### Data section
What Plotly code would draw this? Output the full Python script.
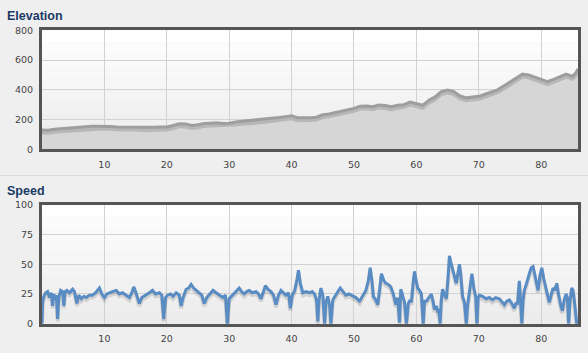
import plotly.graph_objects as go

# ---------------- data ----------------
elev_km = [0, 1, 2, 3, 4, 5, 6, 7, 8, 9, 10, 11, 12, 13, 14, 15, 16, 17, 18, 19,
           20, 21, 22, 23, 24, 25, 26, 27, 28, 29, 30, 31, 32, 33, 34, 35, 36, 37, 38, 39,
           40, 41, 42, 43, 44, 45, 46, 47, 48, 49, 50, 51, 52, 53, 54, 55, 56, 57, 58, 59,
           60, 61, 62, 63, 64, 65, 66, 67, 68, 69, 70, 71, 72, 73, 74, 75, 76, 77, 78, 79,
           80, 81, 82, 83, 84, 85, 85.5, 85.9]
elev_m = [130, 128, 135, 138, 142, 148, 150, 152, 155, 155, 156, 153, 151, 150, 152, 148, 146, 145, 148, 150,
          150, 160, 172, 170, 160, 165, 174, 176, 178, 174, 176, 184, 188, 190, 194, 198, 204, 208, 214, 220,
          225, 212, 210, 213, 216, 232, 238, 246, 255, 265, 275, 290, 292, 286, 298, 294, 286, 296, 300, 318,
          305, 296, 330, 352, 388, 398, 388, 358, 346, 350, 356, 370, 385, 400, 425, 450, 480, 505, 500, 485,
          470, 455, 470, 490, 505, 490, 510, 540]

speed_km = [0.0, 0.1, 0.3, 0.6, 0.9, 1.2, 1.5, 1.7, 1.9, 2.1, 2.3, 2.5, 2.7, 3.0, 3.3, 3.5, 3.7, 4.0, 4.4, 4.9,
            5.2, 5.6, 5.9, 6.3, 6.7, 7.1, 7.6, 8.1, 8.6, 9.2, 9.6, 10.0, 10.4, 10.8, 11.3, 11.9, 12.4, 12.9, 13.5, 14.0,
            14.4, 14.7, 15.0, 15.3, 15.6, 16.0, 16.7, 17.2, 17.7, 18.2, 18.8, 19.2, 19.5, 19.8, 20.1, 20.6, 21.0, 21.5, 22.0, 22.3,
            22.6, 23.1, 23.5, 23.9, 24.3, 24.7, 25.2, 25.6, 26.0, 26.4, 26.9, 27.4, 27.9, 28.4, 29.0, 29.4, 29.7, 30.0, 30.5, 31.0,
            31.6, 32.0, 32.4, 32.8, 33.2, 33.7, 34.3, 34.7, 35.1, 35.5, 35.8, 36.2, 36.7, 37.1, 37.5, 37.9, 38.3, 38.7, 39.1, 39.5,
            39.8, 40.1, 40.5, 40.9, 41.1, 41.4, 41.8, 42.3, 42.9, 43.3, 43.7, 44.0, 44.2, 44.4, 44.7, 45.0, 45.3, 45.5, 45.8, 46.1,
            46.3, 46.6, 46.9, 47.3, 47.8, 48.2, 48.7, 49.2, 49.8, 50.3, 50.9, 51.4, 51.9, 52.3, 52.6, 52.9, 53.1, 53.5, 53.8, 54.1,
            54.4, 54.8, 55.1, 55.5, 55.9, 56.3, 56.7, 57.0, 57.3, 57.5, 57.8, 58.1, 58.4, 58.7, 59.0, 59.2, 59.5, 59.7, 59.9, 60.2,
            60.5, 60.8, 61.1, 61.3, 61.6, 62.0, 62.4, 62.7, 62.9, 63.2, 63.4, 63.6, 63.8, 64.0, 64.2, 64.5, 64.8, 65.1, 65.3, 65.5,
            65.8, 66.1, 66.4, 66.6, 66.9, 67.1, 67.4, 67.7, 68.0, 68.2, 68.4, 68.7, 68.9, 69.2, 69.5, 69.7, 69.9, 70.1, 70.6, 71.2,
            71.7, 72.2, 72.7, 73.3, 73.7, 74.1, 74.5, 74.9, 75.3, 75.7, 76.0, 76.2, 76.5, 76.7, 76.9, 77.1, 77.3, 77.6, 77.8, 78.1,
            78.4, 78.7, 78.9, 79.2, 79.5, 79.8, 80.1, 80.4, 80.8, 81.1, 81.3, 81.6, 81.9, 82.2, 82.5, 82.8, 83.0, 83.2, 83.4, 83.7,
            84.0, 84.2, 84.4, 84.6, 84.9, 85.1, 85.3, 85.5, 85.7, 85.9]
speed_kmh = [0, 18, 23, 26, 27, 22, 26, 15, 25, 20, 24, 4, 22, 28, 27, 15, 27, 28, 26, 29,
             27, 17, 24, 21, 23, 22, 24, 24, 26, 30, 25, 22, 25, 26, 27, 28, 25, 26, 24, 22,
             26, 31, 27, 22, 17, 22, 24, 26, 28, 25, 26, 24, 4, 22, 24, 25, 23, 26, 24, 15,
             22, 29, 30, 33, 30, 28, 26, 24, 17, 22, 25, 28, 26, 24, 22, 24, 0, 21, 24, 27,
             30, 27, 25, 27, 28, 26, 27, 25, 21, 27, 32, 29, 27, 24, 16, 24, 28, 26, 24, 26,
             13, 24, 28, 38, 45, 34, 26, 27, 26, 27, 25, 20, 2, 20, 30, 24, 0, 18, 23, 15,
             0, 20, 23, 26, 30, 27, 24, 25, 23, 22, 19, 24, 28, 36, 47, 35, 23, 20, 16, 28,
             42, 36, 34, 33, 31, 25, 16, 22, 1, 29, 23, 18, 0, 17, 20, 18, 35, 44, 38, 30,
             28, 25, 0, 19, 19, 22, 25, 18, 12, 15, 11, 12, 0, 20, 29, 24, 21, 40, 57, 52,
             47, 40, 34, 40, 50, 42, 23, 18, 0, 15, 23, 34, 42, 30, 23, 0, 22, 24, 23, 21,
             22, 20, 22, 21, 18, 16, 19, 20, 17, 13, 18, 16, 36, 20, 0, 20, 28, 33, 36, 42,
             47, 48, 43, 34, 28, 40, 47, 38, 30, 24, 18, 24, 30, 28, 34, 24, 18, 14, 11, 20,
             25, 22, 0, 18, 30, 28, 20, 10, 0, 2]

x_ticks = [10, 20, 30, 40, 50, 60, 70, 80]
elev_ticks = [0, 200, 400, 600, 800]
speed_ticks = [0, 25, 50, 75, 100]
elev_range = [0, 800]
speed_range = [0, 100]

# ---------------- figure ----------------
W, H = 588, 353
def py(px):
    return 1 - px / H

xdom = [42 / W, 578 / W]
top_px, bot_px = (25, 148), (205, 328)
top_dom = [py(top_px[1]), py(top_px[0])]
bot_dom = [py(bot_px[1]), py(bot_px[0])]

# shadow offset (pixels) expressed in each axis' units
SH = 2.5
top_units_per_px = (elev_range[1] - elev_range[0]) / (top_px[1] - top_px[0])
bot_units_per_px = (speed_range[1] - speed_range[0]) / (bot_px[1] - bot_px[0])
elev_shadow_range = [r + SH * top_units_per_px for r in elev_range]
speed_shadow_range = [r + SH * bot_units_per_px for r in speed_range]

fig = go.Figure()
# elevation fill (base subplot x/y)
fig.add_trace(go.Scatter(x=elev_km, y=elev_m, mode="lines", fill="tozeroy",
                         fillcolor="#d6d6d6", line=dict(color="rgba(0,0,0,0)", width=0),
                         xaxis="x", yaxis="y", hoverinfo="skip", showlegend=False))
# base subplot x2/y2 (speed axes); invisible copy so that the subplot exists
fig.add_trace(go.Scatter(x=speed_km, y=speed_kmh, mode="lines",
                         line=dict(color="rgba(0,0,0,0)", width=0),
                         xaxis="x2", yaxis="y2", hoverinfo="skip", showlegend=False))
# elevation shadow
fig.add_trace(go.Scatter(x=elev_km, y=elev_m, mode="lines",
                         line=dict(color="rgba(0,0,0,0.14)", width=4),
                         xaxis="x", yaxis="y3", hoverinfo="skip", showlegend=False))
# speed shadow
fig.add_trace(go.Scatter(x=speed_km, y=speed_kmh, mode="lines",
                         line=dict(color="rgba(0,0,0,0.13)", width=4),
                         xaxis="x2", yaxis="y4", hoverinfo="skip", showlegend=False))
# elevation line
fig.add_trace(go.Scatter(x=elev_km, y=elev_m, mode="lines",
                         line=dict(color="#9e9e9e", width=3),
                         xaxis="x", yaxis="y5", hoverinfo="skip", showlegend=False))
# speed line
fig.add_trace(go.Scatter(x=speed_km, y=speed_kmh, mode="lines",
                         line=dict(color="#5a8cc4", width=3),
                         xaxis="x2", yaxis="y6", hoverinfo="skip", showlegend=False))

tickfont = dict(family="DejaVu Sans", size=9.5, color="#444444")
common_x = dict(range=[0, 85.9], tickvals=x_ticks, showgrid=True, gridcolor="#d2d2d2",
                gridwidth=1, zeroline=False, showline=True, mirror=True, linecolor="#555555",
                linewidth=3, ticks="outside", ticklen=4, tickcolor="rgba(0,0,0,0)",
                tickfont=tickfont, fixedrange=True)
common_y = dict(showgrid=True, gridcolor="#d2d2d2", gridwidth=1, zeroline=False,
                showline=True, mirror=True, linecolor="#555555", linewidth=3,
                ticks="outside", ticklen=4, tickcolor="rgba(0,0,0,0)",
                tickfont=tickfont, fixedrange=True)
hidden = dict(visible=False, showgrid=False, zeroline=False, fixedrange=True)

# gradient backgrounds (white at top to light grey at bottom)
band_colors = ["#ffffff", "#fcfcfc", "#fafafa", "#f8f8f8", "#f6f6f6",
               "#f4f4f4", "#f2f2f2", "#f0f0f0", "#eeeeee", "#ececec"]
shapes = []
n = len(band_colors)
for ax in ["", "2"]:
    for i, c in enumerate(band_colors):
        shapes.append(dict(type="rect", xref="x%s domain" % ax, yref="y%s domain" % ax,
                           x0=0, x1=1, y0=1 - (i + 1) / n, y1=1 - i / n,
                           fillcolor=c, line=dict(width=0), layer="below"))
# separator line between panels
shapes.append(dict(type="line", xref="paper", yref="paper", x0=0, x1=1,
                   y0=py(175), y1=py(175), line=dict(color="#d9d9d9", width=1)))

title_font = dict(family="Liberation Sans", size=12.5, color="#1b3a66")
annotations = [
    dict(text="<b>Elevation</b>", xref="paper", yref="paper", x=5 / W, y=py(10),
         xanchor="left", yanchor="middle", showarrow=False, font=title_font),
    dict(text="<b>Speed</b>", xref="paper", yref="paper", x=5 / W, y=py(191),
         xanchor="left", yanchor="middle", showarrow=False, font=title_font),
]

fig.update_layout(
    width=W, height=H, margin=dict(l=0, r=0, t=0, b=0),
    paper_bgcolor="#efefef", plot_bgcolor="rgba(0,0,0,0)",
    xaxis=dict(domain=xdom, anchor="y", **common_x),
    yaxis=dict(domain=top_dom, anchor="x", range=elev_range, tickvals=elev_ticks, **common_y),
    xaxis2=dict(domain=xdom, anchor="y2", **common_x),
    yaxis2=dict(domain=bot_dom, anchor="x2", range=speed_range, tickvals=speed_ticks, **common_y),
    yaxis3=dict(overlaying="y", anchor="x", range=elev_shadow_range, **hidden),
    yaxis4=dict(overlaying="y2", anchor="x2", range=speed_shadow_range, **hidden),
    yaxis5=dict(overlaying="y", anchor="x", range=elev_range, **hidden),
    yaxis6=dict(overlaying="y2", anchor="x2", range=speed_range, **hidden),
    shapes=shapes, annotations=annotations, showlegend=False,
)

fig.write_html("out.html")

### Exercise directions
Begin at the top of the material above and output each line exactly, stopping after the line that holds "import plotly.graph_objects as go". Leave out pictures.

### Exercise response
What Plotly code would draw this? Output the full Python script.
import plotly.graph_objects as go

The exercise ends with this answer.